You pray that she refuses to entertain him even for a moment, but then you realize that she is a woman – an Indian woman, for whom leaving a man is like leaving a life of social security and approval. Because the place she comes from believes that eventually men must have bigger egos and females must always keep their head under those egos. Because, if a man loves you, he does a favour to you. Because, if no man will love you and agree to provide you a roof, you would never be able to live a life of dignity. Because, dignity is not something that is your birthright, it is the price woman pays to stay in her man’s heart. Because, mistakes men commit can always be justified, ignored, or forgiven. Because, men hurt and women should not try to reciprocate hatred. Because, adjustments and compromises are part of woman’s lives. Because, women are not appreciated when they break norms and chose a life of their own. 

Thankfully, Rani refuses to go back and the best part of her denial was her graceful, quiet and content smile. The moment she refused to take the burden of this sulking relationship, she became more beautiful. I loved the ending scene, when she returns her engagement ring, and before leaving hugs Vijay and thanks him. For if he had not refused to marry her, she would have never discovered herself. That’s the true beauty of Rani, she did not lose any one and yet she found herself. 

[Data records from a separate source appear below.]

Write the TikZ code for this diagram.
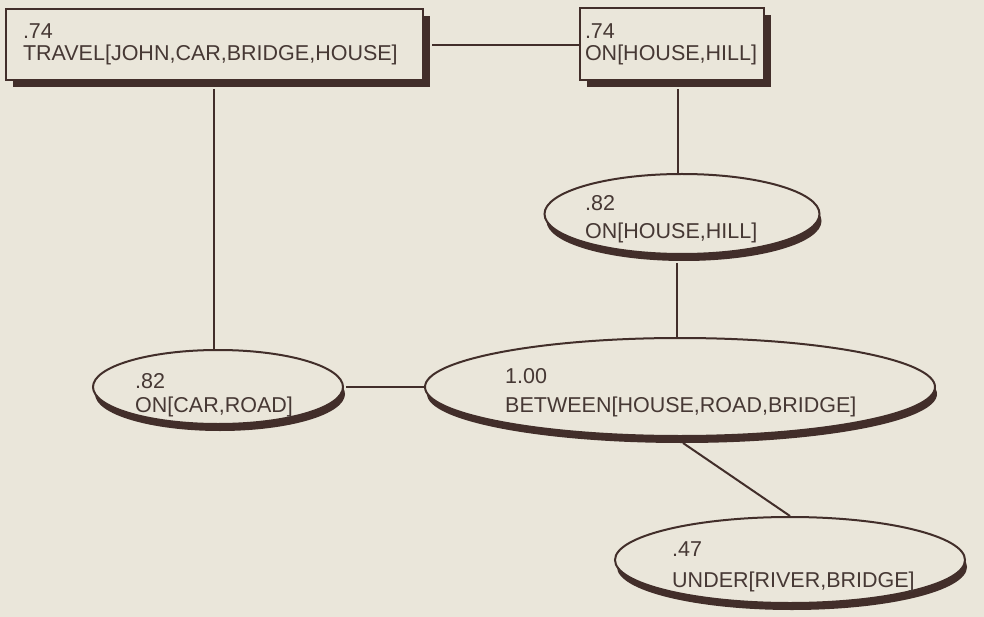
\documentclass[tikz,border=0pt]{standalone}
\usepackage{fontspec}
\setmainfont{Liberation Sans}
\usetikzlibrary{shapes.geometric,shadows}
\definecolor{paper}{RGB}{234,230,218}
\definecolor{ink}{RGB}{66,46,42}
\definecolor{txt}{RGB}{70,56,52}
\begin{document}
\begin{tikzpicture}[x=1pt,y=-1pt,
  every node/.style={font=\fontsize{21.5}{22}\selectfont, text=txt},
  factbox/.style={draw=ink, line width=2pt, fill=paper, rectangle, align=left,
    anchor=north west, inner ysep=0pt,
    general shadow={fill=ink, shadow xshift=7pt, shadow yshift=-7pt}},
  factoval/.style={draw=ink, line width=2pt, fill=paper, ellipse, inner sep=0pt,
    general shadow={fill=ink, shadow xshift=2pt, shadow yshift=-7pt}},
  factlabel/.style={align=left, anchor=north west, inner sep=0pt},
  link/.style={draw=ink, line width=2pt}]
\fill[paper] (0,0) rectangle (984,617);
\useasboundingbox (0,0) rectangle (984,617);

% rectangular facts
\node[factbox, minimum width=417pt, minimum height=71pt, text width=383pt, inner xsep=17pt]
  (travel) at (5,8) {.74\\TRAVEL[JOHN,CAR,BRIDGE,HOUSE]};
\node[factbox, minimum width=184pt, minimum height=72pt, text width=174pt, inner xsep=5pt]
  (onhill) at (579,7) {.74\\ON[HOUSE,HILL]};

% oval facts
\node[factoval, minimum width=250pt, minimum height=74pt] (oncar) at (218,387) {};
\node[factoval, minimum width=275pt, minimum height=80pt] (onhill2) at (682,214) {};
\node[factoval, minimum width=510pt, minimum height=98pt] (between) at (680,387) {};
\node[factoval, minimum width=350pt, minimum height=86pt] (under) at (790,560) {};

\node[factlabel] (oncar-t) at (135,373) {.82\\[2pt]ON[CAR,ROAD]};
\node[factlabel] (onhill2-t) at (585,195) {.82\\[6pt]ON[HOUSE,HILL]};
\node[factlabel] (between-t) at (505,368) {1.00\\[7pt]BETWEEN[HOUSE,ROAD,BRIDGE]};
\node[factlabel] (under-t) at (672,542) {.47\\[9pt]UNDER[RIVER,BRIDGE]};

% connectors
\draw[link] (travel.east |- 0,45) ++(8,0) coordinate (tr-e) -- (tr-e -| onhill.west);
\draw[link] (travel.south -| 214,0) ++(0,8) coordinate (tr-s) -- (tr-s |- oncar.north);
\draw[link] (onhill.south -| 678,0) ++(0,8) coordinate (oh-s) -- (oh-s |- onhill2.north);
\draw[link] (onhill2.south -| 677,0) ++(0,8) coordinate (oh2-s) -- (oh2-s |- between.north);
\draw[link] (oncar.east) ++(2,0) coordinate (oc-e) -- (between.west);
\draw[link] (between.south) ++(3,6) coordinate (bt-s) -- (under.north);
\end{tikzpicture}
\end{document}
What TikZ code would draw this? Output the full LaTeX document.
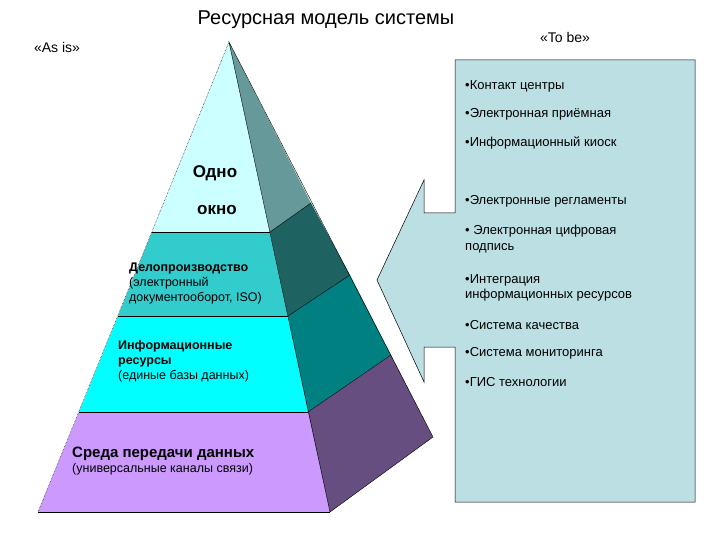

The movie ended with a happy Rani walking down her path. But, you are left thinking about her life thereafter. When you have lived so much with a character, you do not want to leave them just like that; you start bothering about them just the way you bother about yourself. There are Rani’s in all of us, which is why, we were able to relate with her. I wish, every time a Rani takes the plunge to discover herself, her ordeal is not away from a Vijay, but with a Vijay.